I am glad as I write this little article that the atmosphere in which I spent my boyhood has changed significantly. I am not so ignorant as to think it is fixed, and given the sinful human element, it never will be completely cured until and unless sin is cured. And that only occurs in one person at a time when the blood of Jesus purifies and provides a common bloodline of all people who have made Him Lord and Savior. But praise God that much progress has been made in our country overall. Further, I rejoice to be a part of a movement that is about as diverse as any group in the particular geographical area where each congregation is found. Even in Arizona, which is primarily white and Hispanic, our contingent of blacks in the Phoenix church is far larger than in the local population as a whole. In God’s kingdom, it is not the color of one’s skin or racial makeup that matters – it is our hearts and our love for Jesus, one another and the lost.

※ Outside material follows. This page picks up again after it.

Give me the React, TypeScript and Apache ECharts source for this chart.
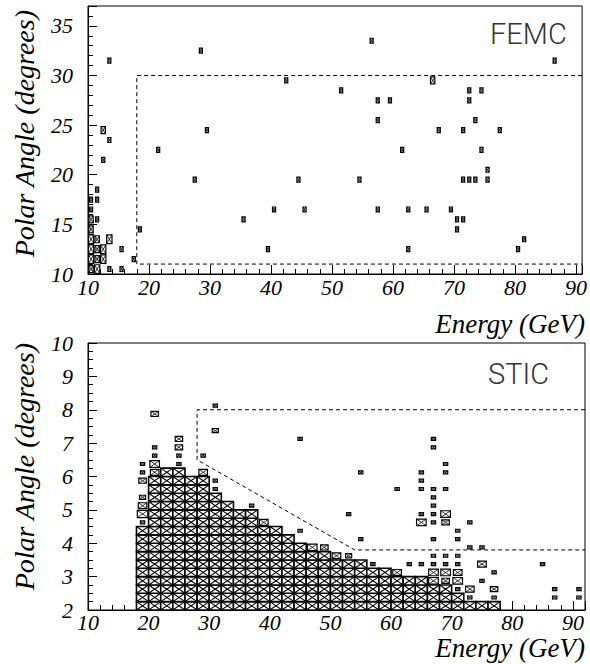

I once wrote that our goal spiritually in the racial realm is not to be color blind, but rather color aware and color appreciative. Every race and every culture adds something special to the mix. When God made fish and flowers, the amount of variations found are a marvel to behold. When he designed humans, it would have been flat-out weird had he only planned for one color to exist. As it is, he designed us to enjoy similar variations as those found in the rest of his creation with the treasures they contain. I appreciate all races and cultures, and I appreciate that my own composition racially and culturally is basically Heinz 57, and that mixture includes 12% African. So now who’s laughing at old G-Dog and his comments about being a brother brother? I don’t always get the last laugh on my doubters, but I do this time, and I must say that I’m enjoying it immensely!
It will be interesting to see what my friends and family think about my uncovering of some family secrets and having much more than “one drop” of black blood coursing my veins (and heart). And maybe when I am having dinner again with some of you, you will see me in a different way. That is not a concern to me, since I am much like the old cartoon character Popeye, who often said, “I yam what I yam!” And I yam 12% African! What I am concerned about now is that I know for sure when I said hundreds of times that I had too much soul to be a white man, my statement has now been validated scientifically. How ‘bout them apples?!